__Stored data__

::::

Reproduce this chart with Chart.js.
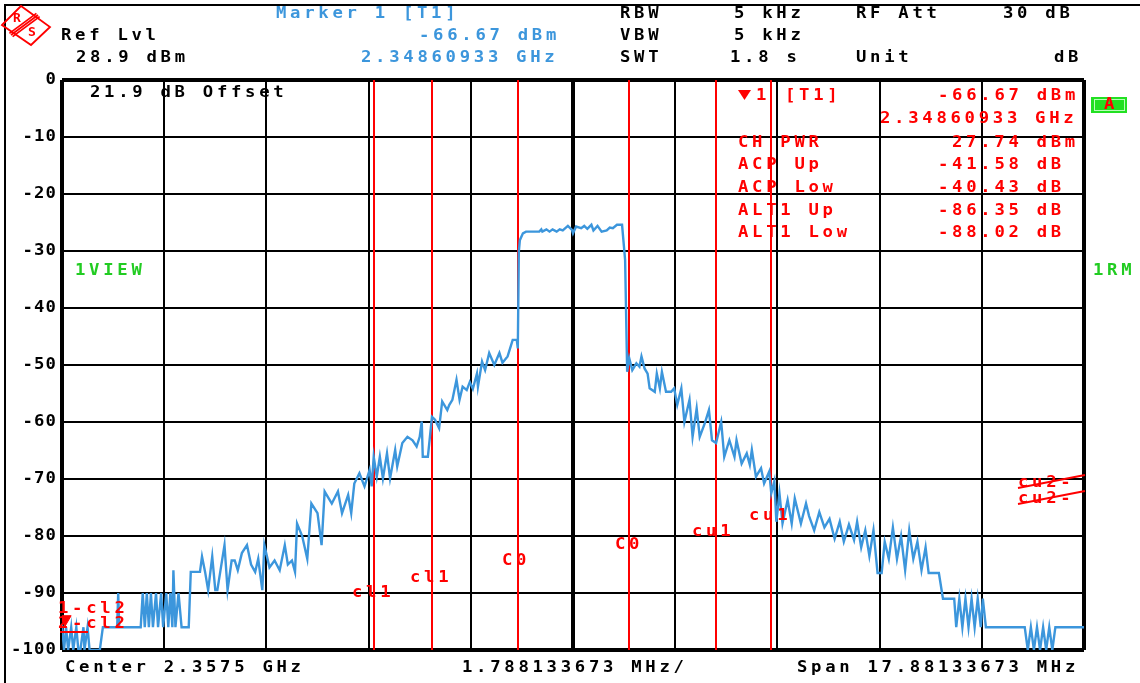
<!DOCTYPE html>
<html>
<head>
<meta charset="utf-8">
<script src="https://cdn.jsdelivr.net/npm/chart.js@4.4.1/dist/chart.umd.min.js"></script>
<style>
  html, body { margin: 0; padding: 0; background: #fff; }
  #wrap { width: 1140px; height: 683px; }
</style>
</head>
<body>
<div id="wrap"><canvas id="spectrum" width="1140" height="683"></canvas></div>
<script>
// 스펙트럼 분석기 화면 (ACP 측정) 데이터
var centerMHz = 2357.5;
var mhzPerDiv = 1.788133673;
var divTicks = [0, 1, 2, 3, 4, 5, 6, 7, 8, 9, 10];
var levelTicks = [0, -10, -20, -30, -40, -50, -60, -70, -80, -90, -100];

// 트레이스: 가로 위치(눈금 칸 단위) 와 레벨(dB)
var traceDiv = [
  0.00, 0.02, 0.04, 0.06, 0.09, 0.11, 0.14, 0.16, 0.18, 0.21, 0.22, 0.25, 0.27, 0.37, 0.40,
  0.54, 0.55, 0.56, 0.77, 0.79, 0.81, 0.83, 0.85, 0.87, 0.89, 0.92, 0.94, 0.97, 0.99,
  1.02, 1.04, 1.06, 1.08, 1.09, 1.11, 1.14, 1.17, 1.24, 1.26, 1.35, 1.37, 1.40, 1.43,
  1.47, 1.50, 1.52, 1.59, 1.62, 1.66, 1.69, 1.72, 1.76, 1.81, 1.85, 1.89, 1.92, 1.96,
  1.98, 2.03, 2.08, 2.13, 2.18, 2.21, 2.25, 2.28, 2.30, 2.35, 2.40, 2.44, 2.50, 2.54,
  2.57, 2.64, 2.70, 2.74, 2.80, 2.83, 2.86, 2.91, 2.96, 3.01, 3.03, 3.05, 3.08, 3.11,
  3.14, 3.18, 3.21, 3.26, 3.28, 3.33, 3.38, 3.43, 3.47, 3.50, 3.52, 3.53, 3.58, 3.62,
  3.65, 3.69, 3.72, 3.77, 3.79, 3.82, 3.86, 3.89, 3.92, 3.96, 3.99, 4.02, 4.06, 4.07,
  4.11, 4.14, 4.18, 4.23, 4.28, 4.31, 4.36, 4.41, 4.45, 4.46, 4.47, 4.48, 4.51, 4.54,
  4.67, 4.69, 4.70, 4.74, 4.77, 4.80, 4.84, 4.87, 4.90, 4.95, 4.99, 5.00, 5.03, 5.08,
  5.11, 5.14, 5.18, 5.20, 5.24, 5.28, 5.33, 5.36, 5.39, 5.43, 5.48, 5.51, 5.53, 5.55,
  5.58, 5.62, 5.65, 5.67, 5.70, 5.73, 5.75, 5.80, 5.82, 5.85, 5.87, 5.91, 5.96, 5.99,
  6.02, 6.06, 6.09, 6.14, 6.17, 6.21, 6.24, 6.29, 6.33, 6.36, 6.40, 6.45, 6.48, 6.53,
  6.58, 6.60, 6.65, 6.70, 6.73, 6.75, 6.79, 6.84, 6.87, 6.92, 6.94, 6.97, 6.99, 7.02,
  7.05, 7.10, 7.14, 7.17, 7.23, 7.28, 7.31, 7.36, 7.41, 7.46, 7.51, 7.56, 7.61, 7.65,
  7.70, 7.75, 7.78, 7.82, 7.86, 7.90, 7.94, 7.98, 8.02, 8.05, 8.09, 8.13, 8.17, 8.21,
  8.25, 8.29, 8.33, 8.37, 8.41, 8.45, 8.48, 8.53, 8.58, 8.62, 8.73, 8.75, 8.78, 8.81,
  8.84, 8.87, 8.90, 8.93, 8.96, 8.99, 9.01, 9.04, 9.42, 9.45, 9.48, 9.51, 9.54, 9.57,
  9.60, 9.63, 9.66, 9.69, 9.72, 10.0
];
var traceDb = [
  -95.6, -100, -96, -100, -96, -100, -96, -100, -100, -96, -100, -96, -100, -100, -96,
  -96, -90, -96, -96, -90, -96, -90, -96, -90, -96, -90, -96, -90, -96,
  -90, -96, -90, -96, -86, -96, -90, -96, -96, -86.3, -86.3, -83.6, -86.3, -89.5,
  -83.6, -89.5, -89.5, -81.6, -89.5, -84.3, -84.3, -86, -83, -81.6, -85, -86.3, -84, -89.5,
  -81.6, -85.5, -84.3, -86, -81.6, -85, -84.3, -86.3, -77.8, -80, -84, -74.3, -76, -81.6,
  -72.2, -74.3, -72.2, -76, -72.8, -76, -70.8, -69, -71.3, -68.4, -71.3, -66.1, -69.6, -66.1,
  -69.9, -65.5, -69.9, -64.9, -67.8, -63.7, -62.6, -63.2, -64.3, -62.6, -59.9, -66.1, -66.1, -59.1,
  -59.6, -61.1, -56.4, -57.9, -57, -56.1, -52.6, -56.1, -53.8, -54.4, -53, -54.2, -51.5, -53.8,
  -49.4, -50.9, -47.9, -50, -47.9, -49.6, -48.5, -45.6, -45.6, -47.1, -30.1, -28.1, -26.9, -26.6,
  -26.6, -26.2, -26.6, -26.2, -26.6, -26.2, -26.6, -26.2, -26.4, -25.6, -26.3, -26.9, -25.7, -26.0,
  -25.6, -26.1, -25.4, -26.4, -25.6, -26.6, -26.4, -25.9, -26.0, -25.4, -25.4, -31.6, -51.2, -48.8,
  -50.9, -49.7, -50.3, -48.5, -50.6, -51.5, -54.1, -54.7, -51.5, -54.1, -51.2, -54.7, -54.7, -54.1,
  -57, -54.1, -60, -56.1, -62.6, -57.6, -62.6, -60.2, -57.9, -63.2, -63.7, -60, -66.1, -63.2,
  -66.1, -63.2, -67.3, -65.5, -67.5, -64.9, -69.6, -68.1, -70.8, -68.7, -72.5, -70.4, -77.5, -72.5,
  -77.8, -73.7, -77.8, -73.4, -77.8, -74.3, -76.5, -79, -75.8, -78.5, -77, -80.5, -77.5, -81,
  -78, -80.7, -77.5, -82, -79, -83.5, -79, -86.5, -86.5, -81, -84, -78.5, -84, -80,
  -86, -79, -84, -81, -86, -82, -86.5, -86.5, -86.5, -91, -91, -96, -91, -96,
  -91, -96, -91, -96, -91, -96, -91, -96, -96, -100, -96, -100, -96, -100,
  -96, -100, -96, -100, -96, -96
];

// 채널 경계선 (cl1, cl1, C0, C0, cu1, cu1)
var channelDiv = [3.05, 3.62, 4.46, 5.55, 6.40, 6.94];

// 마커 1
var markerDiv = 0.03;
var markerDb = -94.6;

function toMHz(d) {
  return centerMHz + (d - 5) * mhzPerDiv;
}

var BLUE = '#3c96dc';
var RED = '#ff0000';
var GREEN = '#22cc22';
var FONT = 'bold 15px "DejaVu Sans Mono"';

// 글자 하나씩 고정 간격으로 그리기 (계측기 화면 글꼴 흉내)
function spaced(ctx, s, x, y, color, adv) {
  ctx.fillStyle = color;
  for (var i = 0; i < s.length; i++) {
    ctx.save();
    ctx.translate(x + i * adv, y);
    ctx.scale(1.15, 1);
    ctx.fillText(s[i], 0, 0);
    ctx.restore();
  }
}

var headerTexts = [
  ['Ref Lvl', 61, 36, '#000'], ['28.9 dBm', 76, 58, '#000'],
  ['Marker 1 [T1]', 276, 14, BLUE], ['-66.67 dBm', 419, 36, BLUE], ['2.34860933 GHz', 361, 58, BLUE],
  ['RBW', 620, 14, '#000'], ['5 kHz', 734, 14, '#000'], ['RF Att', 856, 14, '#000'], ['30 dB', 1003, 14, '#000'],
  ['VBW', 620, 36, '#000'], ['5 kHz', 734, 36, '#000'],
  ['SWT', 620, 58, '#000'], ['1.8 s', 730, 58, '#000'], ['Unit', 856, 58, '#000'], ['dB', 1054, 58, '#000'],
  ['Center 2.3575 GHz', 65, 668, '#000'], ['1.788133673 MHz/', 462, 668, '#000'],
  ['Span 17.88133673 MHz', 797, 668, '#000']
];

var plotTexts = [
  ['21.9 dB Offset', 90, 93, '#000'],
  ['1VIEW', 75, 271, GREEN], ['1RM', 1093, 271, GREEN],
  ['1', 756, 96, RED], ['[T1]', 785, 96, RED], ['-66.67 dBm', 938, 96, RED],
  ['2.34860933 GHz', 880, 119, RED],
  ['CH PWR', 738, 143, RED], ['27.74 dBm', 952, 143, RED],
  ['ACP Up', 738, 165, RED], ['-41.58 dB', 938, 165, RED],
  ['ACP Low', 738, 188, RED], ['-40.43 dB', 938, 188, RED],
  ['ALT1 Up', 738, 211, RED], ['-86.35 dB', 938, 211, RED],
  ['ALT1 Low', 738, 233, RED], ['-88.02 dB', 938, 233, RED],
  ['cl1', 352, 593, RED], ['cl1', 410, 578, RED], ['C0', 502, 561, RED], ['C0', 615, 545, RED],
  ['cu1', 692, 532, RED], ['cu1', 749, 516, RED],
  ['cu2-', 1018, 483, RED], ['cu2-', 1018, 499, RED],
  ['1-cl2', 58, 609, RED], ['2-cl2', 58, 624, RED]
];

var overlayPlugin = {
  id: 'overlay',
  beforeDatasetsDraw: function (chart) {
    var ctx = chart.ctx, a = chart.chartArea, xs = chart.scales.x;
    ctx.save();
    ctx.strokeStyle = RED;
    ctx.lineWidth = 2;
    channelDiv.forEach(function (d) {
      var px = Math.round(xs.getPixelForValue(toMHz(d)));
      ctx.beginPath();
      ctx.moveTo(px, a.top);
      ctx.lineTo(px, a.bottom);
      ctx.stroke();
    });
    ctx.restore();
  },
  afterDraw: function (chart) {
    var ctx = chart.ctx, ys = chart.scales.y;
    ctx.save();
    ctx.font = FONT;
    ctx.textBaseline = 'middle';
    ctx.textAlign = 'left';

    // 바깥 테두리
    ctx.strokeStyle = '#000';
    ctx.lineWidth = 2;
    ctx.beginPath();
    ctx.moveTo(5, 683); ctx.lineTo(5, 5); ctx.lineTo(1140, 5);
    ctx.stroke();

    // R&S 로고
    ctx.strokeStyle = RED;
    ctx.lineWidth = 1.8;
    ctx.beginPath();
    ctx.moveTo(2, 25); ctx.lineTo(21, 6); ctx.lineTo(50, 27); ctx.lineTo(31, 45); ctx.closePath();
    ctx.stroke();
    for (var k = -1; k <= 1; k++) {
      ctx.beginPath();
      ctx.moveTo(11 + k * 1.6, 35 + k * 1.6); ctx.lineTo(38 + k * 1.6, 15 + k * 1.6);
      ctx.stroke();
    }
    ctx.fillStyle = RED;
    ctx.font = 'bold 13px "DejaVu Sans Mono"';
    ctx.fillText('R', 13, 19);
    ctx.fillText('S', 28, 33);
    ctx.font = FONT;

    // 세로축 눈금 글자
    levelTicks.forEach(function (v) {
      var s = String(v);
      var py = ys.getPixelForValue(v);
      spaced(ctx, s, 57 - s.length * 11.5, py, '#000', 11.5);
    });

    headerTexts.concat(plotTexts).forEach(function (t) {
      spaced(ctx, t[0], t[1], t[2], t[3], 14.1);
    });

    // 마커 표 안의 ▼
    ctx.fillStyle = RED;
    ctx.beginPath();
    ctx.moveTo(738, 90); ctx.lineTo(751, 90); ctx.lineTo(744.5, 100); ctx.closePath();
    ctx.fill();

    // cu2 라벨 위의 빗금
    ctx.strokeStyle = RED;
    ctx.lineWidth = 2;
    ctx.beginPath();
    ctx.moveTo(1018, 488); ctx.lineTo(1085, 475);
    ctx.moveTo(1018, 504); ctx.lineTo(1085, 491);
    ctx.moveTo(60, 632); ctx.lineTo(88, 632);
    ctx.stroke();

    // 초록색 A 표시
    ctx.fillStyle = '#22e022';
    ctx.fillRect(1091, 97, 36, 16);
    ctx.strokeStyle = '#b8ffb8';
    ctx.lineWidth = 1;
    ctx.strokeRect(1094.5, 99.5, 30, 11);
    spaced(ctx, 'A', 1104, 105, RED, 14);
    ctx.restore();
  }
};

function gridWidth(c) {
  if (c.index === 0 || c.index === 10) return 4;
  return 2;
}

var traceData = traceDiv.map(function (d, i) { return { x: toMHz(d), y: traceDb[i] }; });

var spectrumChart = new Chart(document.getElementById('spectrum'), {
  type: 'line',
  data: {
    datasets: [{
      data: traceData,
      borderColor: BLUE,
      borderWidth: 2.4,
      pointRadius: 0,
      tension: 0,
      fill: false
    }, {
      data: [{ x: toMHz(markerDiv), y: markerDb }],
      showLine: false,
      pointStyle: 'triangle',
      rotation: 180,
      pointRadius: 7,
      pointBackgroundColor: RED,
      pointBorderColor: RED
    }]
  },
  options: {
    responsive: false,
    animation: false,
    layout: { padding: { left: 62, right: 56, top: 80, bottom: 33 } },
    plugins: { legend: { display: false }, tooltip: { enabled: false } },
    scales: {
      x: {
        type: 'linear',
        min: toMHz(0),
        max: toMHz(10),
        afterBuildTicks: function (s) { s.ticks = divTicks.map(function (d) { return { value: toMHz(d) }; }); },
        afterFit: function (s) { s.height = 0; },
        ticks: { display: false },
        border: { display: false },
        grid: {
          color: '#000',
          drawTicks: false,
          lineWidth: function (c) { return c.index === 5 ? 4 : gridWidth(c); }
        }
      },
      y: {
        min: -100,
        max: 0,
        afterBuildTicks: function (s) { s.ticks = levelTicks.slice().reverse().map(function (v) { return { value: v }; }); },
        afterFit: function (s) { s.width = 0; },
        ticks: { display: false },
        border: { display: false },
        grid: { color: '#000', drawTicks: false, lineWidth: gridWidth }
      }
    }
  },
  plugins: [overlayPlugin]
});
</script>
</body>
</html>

::::

__Brief__
Begin at the top of the material above and output each line exactly, stopping after the line that holds "-80, -90, -100];". Leave out pictures.

__Exercise answer__
Reproduce this chart with Chart.js.
<!DOCTYPE html>
<html>
<head>
<meta charset="utf-8">
<script src="https://cdn.jsdelivr.net/npm/chart.js@4.4.1/dist/chart.umd.min.js"></script>
<style>
  html, body { margin: 0; padding: 0; background: #fff; }
  #wrap { width: 1140px; height: 683px; }
</style>
</head>
<body>
<div id="wrap"><canvas id="spectrum" width="1140" height="683"></canvas></div>
<script>
// 스펙트럼 분석기 화면 (ACP 측정) 데이터
var centerMHz = 2357.5;
var mhzPerDiv = 1.788133673;
var divTicks = [0, 1, 2, 3, 4, 5, 6, 7, 8, 9, 10];
var levelTicks = [0, -10, -20, -30, -40, -50, -60, -70, -80, -90, -100];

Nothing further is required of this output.